Julius Sulzer (26 July 1830 – 13 February 1891) was an Austrian composer and conductor. He directed the orchestra of opera houses in several European cities.

==Life==
Sulzer was born in 1830, a son of Salomon Sulzer, chief cantor of Vienna. He studied music with his father and with Simon Sechter, and later studied in Italy. In May 1861 a concert entirely of his compositions took place at the Musikverein in Vienna.

He made a concert tour of Europe, and travelled to Constantinople where he gave several concerts, playing before the Sultan. In Prague in 1865 he directed his first opera, Johanna von Neapel, libretto by Otto Prechtler. It was successful, and he became in 1868 the first director of Italian opera in Bucharest. After the first performance there of Gounod's Faust, Prince Karl gave him permission to found a court orchestra.

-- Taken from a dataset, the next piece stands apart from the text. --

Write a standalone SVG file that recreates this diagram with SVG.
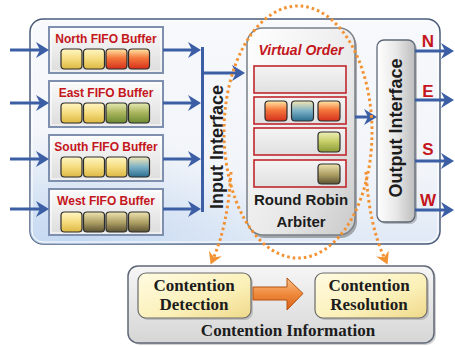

Commissioned by the Romanian Ministry of Culture to write an opera on a national subject, he composed in 1869 a three-act opera Held Michael ("Michael the Hero"). He soon left Bucharest, invited to be director of opera in 1870 at the Royal Theatre in Turin. In 1871 he performed in the royal opera house in Malta.

During the 1873 Vienna World's Fair, Sulzer directed concerts and operas in the Prater. From 1875 to 1889 he was Kapellmeister at the Hofburgtheater in Vienna. He died in Vienna in 1891.

==Compositions==
Apart from operas, Sulzer composed orchestral works, piano music and songs.